Alas, some people seem put on this earth knowing that their purpose in life is to be an airline pilot.  Or a construction manager.  Or a rodeo clown.  Or a pastry chef.  But for many others, figuring out what they want to be “now that they’ve grown up” is a daunting and confusing challenge — and trust me when I tell you that there isn’t a magic bullet, book, assessment, or tool out there that can instantly tell a mid-career professional where they best fit in today’s world of work.  Each person is too unique and the job market is simply moving too fast.

As an example of the rampant frustration around this issue, one individual wrote to me recently, saying:

“Hi there — I am looking to completely change careers after 20 years in my current field and what I DON’T need is any of the self-help, life coaching, personality tests, tarot card readings, or other services that the ‘counselors’ I’ve found online seem to offer.  I need to speak with someone one-on-one regarding my skill set and see what options that translates into, in addition to getting some guidance around the supplemental training that would most help me land and adapt to a new type of career option.  To date, I’ve had a very difficult time finding anyone actually focused on facts and information, versus just offering vague, open-ended package of sessions they claim will help me ‘be the best me’ I can possibly be.  Can you help?”

Am I correct in guessing that some of you out there might share these same thoughts?  And that the challenge of figuring out “where you fit” in the current job market is one you’ve been wrestling with?

If so, let me share one technique you might find useful, one of a range of different approaches I typically use to help people brainstorm their options and explore new career possibilities.  Simply put, it involves pinning down a few specific things you’re interested in — or do well — and then using this data to reverse-engineer a list of possibilities using a major job board such as  Think about this for a second.  When you’re dealing with an “aggregator” job site like Indeed that consolidates the job openings from millions of employers around the country, you’ve essentially got a living, breathing representation of the modern job market on your hands.  You’ve got a comprehensive database of virtually all the jobs that exist in today’s marketplace, in real time, and once you realize this, you can use this massive data set to help you figure out the titles/roles that connect most closely to your transferable skills and strengths.

For example, let’s say you have no clue what you want to do next, career-wise, but are fairly clear about wanting a role that will allow you to utilize your public speaking skills to a greater degree.  You could search (nationally, since we’re looking for general ideas, not local job leads — yet!) using a phrase such as “public speaking” and see what turns up.  Sure, you’d have to skip over some predictable roles like “trainer” or “teacher” if you’re not interested in those obvious choices, but stick with it and you’ll also spot some more creative possibilities such as Community Engagement Officer, Community Health Educator, or a College Access and Persistence Counselor (whatever that might be!)
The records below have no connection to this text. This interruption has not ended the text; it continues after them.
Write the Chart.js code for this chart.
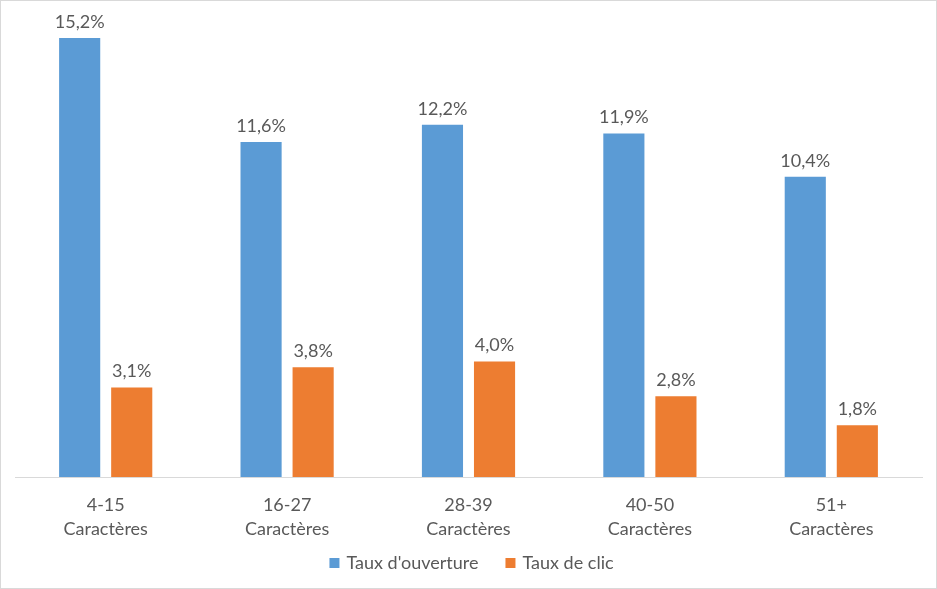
<!DOCTYPE html>
<html>
<head>
<meta charset="utf-8">
<script src="https://cdn.jsdelivr.net/npm/chart.js@4.4.1/dist/chart.umd.min.js"></script>
<style>
  html, body { margin: 0; padding: 0; background: #fff; }
  #wrap { width: 937px; height: 589px; box-sizing: border-box; border: 1px solid #d9d9d9; position: relative; }
  #chart { display: block; }
</style>
</head>
<body>
<div id="wrap"><canvas id="chart" width="935" height="587"></canvas></div>
<script>
const categories = [['4-15', 'Caractères'], ['16-27', 'Caractères'], ['28-39', 'Caractères'], ['40-50', 'Caractères'], ['51+', 'Caractères']];
const tauxOuverture = [15.2, 11.6, 12.2, 11.9, 10.4];
const tauxClic = [3.1, 3.8, 4.0, 2.8, 1.8];

const textColor = '#595959';
const fontFamily = "Lato, 'Liberation Sans', sans-serif";

// valeurs au-dessus des barres, format français
const valueLabels = {
    id: 'valueLabels',
    afterDatasetsDraw(chart) {
        const ctx = chart.ctx;
        ctx.save();
        ctx.fillStyle = textColor;
        ctx.font = '18px ' + fontFamily;
        ctx.textAlign = 'center';
        ctx.textBaseline = 'bottom';
        chart.data.datasets.forEach((ds, i) => {
            chart.getDatasetMeta(i).data.forEach((bar, j) => {
                ctx.fillText(ds.data[j].toFixed(1).replace('.', ',') + '%', bar.x, bar.y - 7);
            });
        });
        ctx.restore();
    }
};

// légende en bas, espacée comme dans Excel
const bottomLegend = {
    id: 'bottomLegend',
    afterDraw(chart) {
        const ctx = chart.ctx;
        const box = 10, boxGap = 7, itemGap = 27, y = 562;
        ctx.save();
        ctx.font = '18px ' + fontFamily;
        ctx.textBaseline = 'middle';
        const items = chart.data.datasets.map(ds => ({ text: ds.label, color: ds.backgroundColor, w: ctx.measureText(ds.label).width }));
        let total = items.reduce((s, it) => s + box + boxGap + it.w, 0) + itemGap * (items.length - 1);
        let x = (chart.width - total) / 2 + 3;
        items.forEach(it => {
            ctx.fillStyle = it.color;
            ctx.fillRect(x, y - box / 2, box, box);
            ctx.fillStyle = textColor;
            ctx.fillText(it.text, x + box + boxGap, y);
            x += box + boxGap + it.w + itemGap;
        });
        ctx.restore();
    }
};

Chart.defaults.font.family = fontFamily;
Chart.defaults.color = textColor;

new Chart(document.getElementById('chart'), {
    type: 'bar',
    data: {
        labels: categories,
        datasets: [
            { label: "Taux d'ouverture", data: tauxOuverture, backgroundColor: '#5B9BD5', barPercentage: 0.79, categoryPercentage: 0.574 },
            { label: 'Taux de clic', data: tauxClic, backgroundColor: '#ED7D31', barPercentage: 0.79, categoryPercentage: 0.574 }
        ]
    },
    options: {
        responsive: false,
        animation: false,
        layout: { padding: { top: 14, left: 14, right: 14, bottom: 31 } },
        plugins: {
            legend: { display: false },
            tooltip: { enabled: false }
        },
        scales: {
            x: {
                grid: { display: false, drawTicks: false },
                border: { display: true, color: '#d9d9d9', width: 1 },
                ticks: { font: { size: 18, lineHeight: 1.33 }, color: textColor, padding: 16 }
            },
            y: { display: false, min: 0, max: 16 }
        }
    },
    plugins: [valueLabels, bottomLegend]
});
</script>
</body>
</html>
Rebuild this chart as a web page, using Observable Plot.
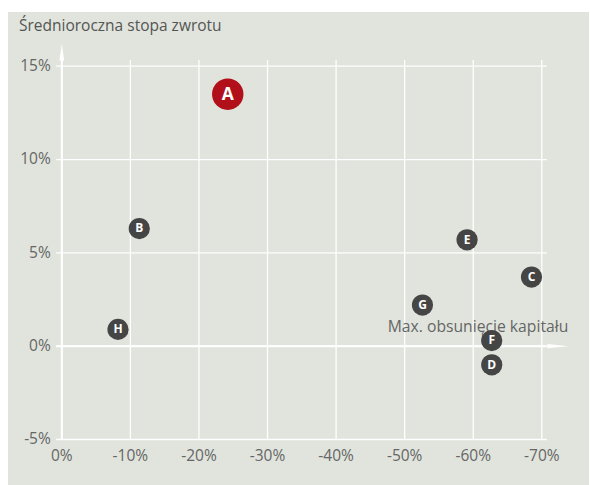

Want to get even fancier?  Learn a little bit of what’s called Boolean Syntax and you can run multi-faceted searches combining two of more things you’re good at — or care a lot about.  If you love to write and enjoy working with kids, for example, you could run a search on Indeed for a phrase such as writing AND (youth OR children OR kids) and you’d uncover roles like Youth Farm & Garden Education Coordinator, Education Advocate, Storytelling Fellow, or Grantwriter for a youth-oriented non-profit.

Sure, once you turn up some interesting results you’ll have to research them further to find out how common they might be, what they pay, what they require in terms of educational credentials, and the like — but that’s a different question and at minimum, at least you’ve solved your first problem and have a clear direction to explore.  And yes, you’ll likely have to fight through a certain amount of fear, intimidation, and insecurity that inevitably comes with embarking on a mid-life career change.  But at least you’re no longer paralyzed by the question of “what can I do with my skills in X?” or “where could my interests in Y take me in today’s world?”  You’ve got the answers to those questions right at your fingertips, assuming you embrace for this purpose and tap into it in the manner outlined above.

So if you’re thinking about making an occupational change and haven’t availed yourself of this simple exercise, give it a try.  It’s free, it’s powerful, and while you have to move fast and avoid getting bogged down in minutiae, it can help you turn up some emerging options that are years away from being acknowledged by any formal career book or assessment tool!